Youth programs can be very valuable in getting your child involved in the community, and provide opportunities for you as well.
Almost every community has some sort of youth program, be it an after-school program, a mentoring program, a service-learning program, or another type of organized engagement. These programs can be very valuable in getting your child involved in the community, and provide opportunities for you as well. By getting your kids involved in these programs, you can help create a better community for everyone in it.
- If you don’t know if your community has out-of-school programs, look in community recreation and education catalogs, school and congregational bulletins and Web sites, and brochures from local organizations such as the YMCA.
- Help your child find programs that interest them. Whether kids are interested in sports, auto mechanics, painting, stage acting, volunteering, or almost anything else, there is probably a program they will be excited to be a part of. If they seem expensive, ask about scholarships or reduced fees.

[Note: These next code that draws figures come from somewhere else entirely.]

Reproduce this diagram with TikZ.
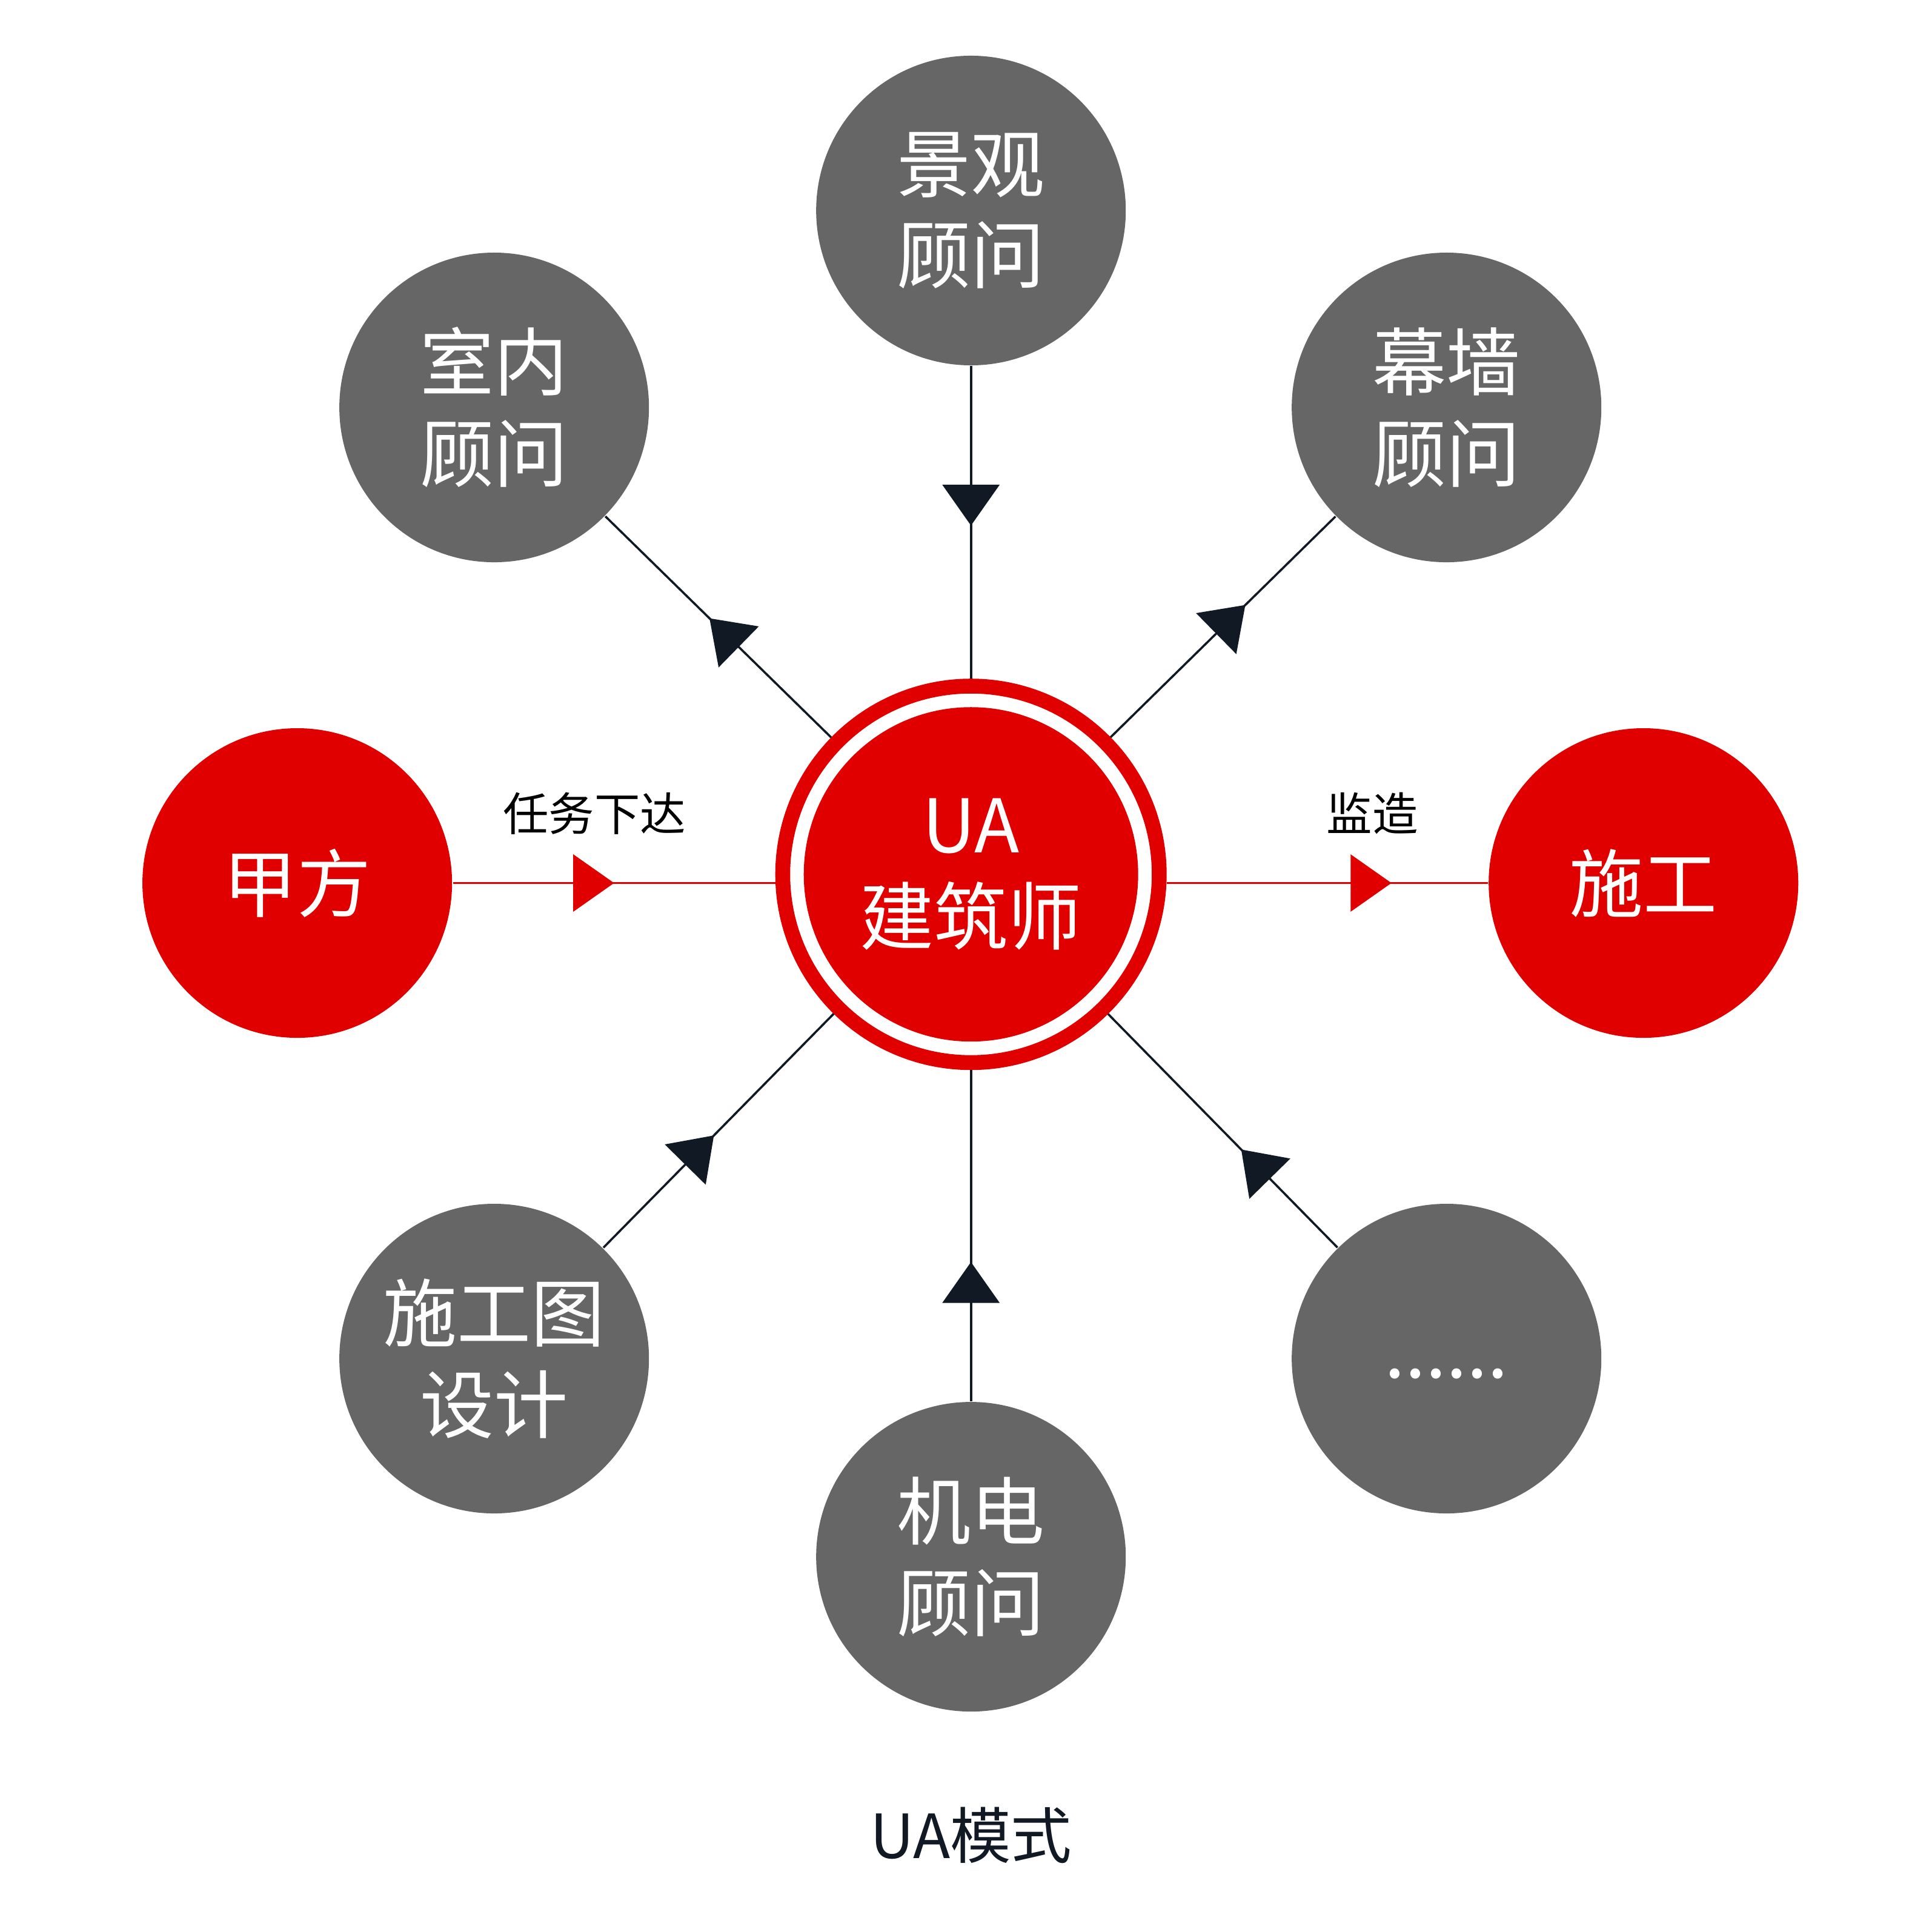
\documentclass[tikz,border=0pt]{standalone}
\usepackage{fontspec}
\setmainfont{Noto Sans CJK SC}
\usetikzlibrary{arrows.meta,decorations.markings}
\definecolor{uagray}{HTML}{666666}
\definecolor{uared}{HTML}{E00000}
\definecolor{uadark}{HTML}{111A24}
\tikzset{%
    party/.style={circle,minimum size=2.5cm,inner sep=0pt,fill=uagray,
        text=white,font=\fontsize{17}{21}\selectfont,align=center},
    redparty/.style={party,fill=uared},
    link/.style={line width=0.5pt,uadark},
    redlink/.style={line width=0.5pt,uared},
    tip at/.style={postaction={decorate},decoration={markings,
        mark=at position #1 with {\arrow{Triangle[length=0.33cm,width=0.46cm]}}}},
    edgetext/.style={font=\fontsize{10.5}{12}\selectfont,text=black}
}
\begin{document}
\begin{tikzpicture}

    \useasboundingbox (0,0) rectangle (15.6,-15.6);

    % centre: UA architect
    \node[circle,draw=uared,fill=white,line width=0.12cm,minimum size=3.04cm] (ua) at (7.84,-7.06) {};
    \fill[uared] (ua.center) circle (1.35);
    \node[text=white,font=\fontsize{17}{21}\selectfont,align=center] (ualabel) at (ua) {UA\\建筑师};

    % surrounding parties
    \node[party] (jg) at (7.84,-1.70) {景观\\顾问};
    \node[party] (sn) at (3.99,-3.29) {室内\\顾问};
    \node[party] (mq) at (11.68,-3.29) {幕墙\\顾问};
    \node[redparty] (jf) at (2.40,-7.13) {甲方};
    \node[redparty] (sg) at (13.27,-7.13) {施工};
    \node[party] (sgt) at (3.99,-10.97) {施工图\\设计};
    \node[party] (more) at (11.68,-10.97) {\raisebox{-1ex}{......}};
    \node[party] (jd) at (7.84,-12.57) {机电\\顾问};

    % connectors
    \draw[link,tip at=0.51] (jg) -- (ua);
    \draw[link,tip at=0.54] (ua) -- (sn);
    \draw[link,tip at=0.6] (ua) -- (mq);
    \draw[link,tip at=0.48] (sgt) -- (ua);
    \draw[link,tip at=0.42] (jd) -- (ua);
    \draw[link,tip at=0.42] (more) -- (ua);
    \draw[redlink,tip at=0.5,uared] (jf.east) -- (jf.east -| ua.west) coordinate (uaw);
    \draw[redlink,tip at=0.7,uared] (sg.west -| ua.east) coordinate (uae) -- (sg.west);

    % labels
    \node[edgetext] (rw) at (4.80,-6.57) {任务下达};
    \node[edgetext] (jz) at (11.08,-6.57) {监造};
    \node[font=\fontsize{14}{16}\selectfont,text=uadark] (title) at (7.84,-14.82) {UA模式};

\end{tikzpicture}
\end{document}
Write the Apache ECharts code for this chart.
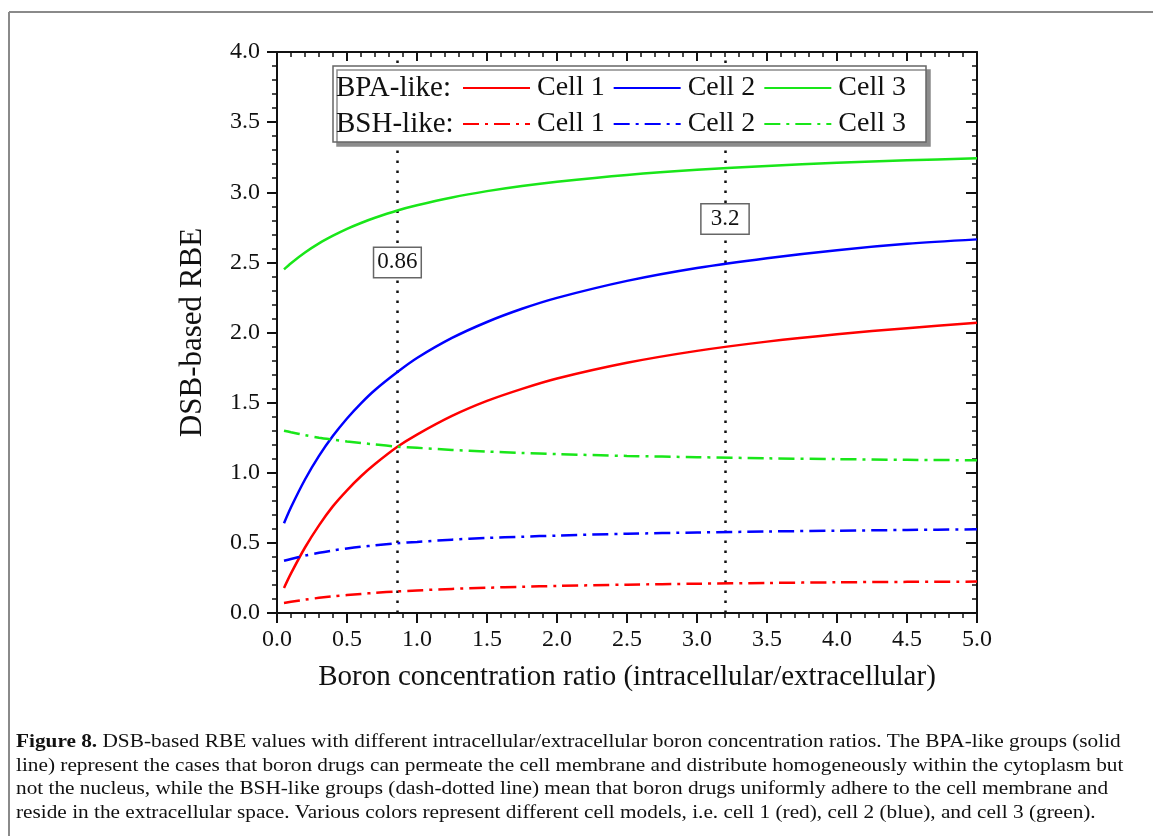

[Related: Figuring Out a Summer Gameplan for Your Kids]
- If your community doesn’t offer many youth program options, organize local youth to work with a school, congregation, organization, or local government to improve the situation. Get the input of kids throughout your community on what they’re interested in, and help them organize to petition for more program offerings.
- Colleges and universities often offer week- or month-long educational programs for young children. Enrolling your child in one of these programs is a fun way to foster summer learning.
- Summer camps can be effective in fostering your child’s relationships with other kids as well as adults. You can find camps that cater to almost any interest, run by a number of different organizations.
Youth programs are invaluable resources for both parents and kids. Find out today if your community offers these programs—and if not, start talking to other parents and take action to get some programs set up for the children in your community.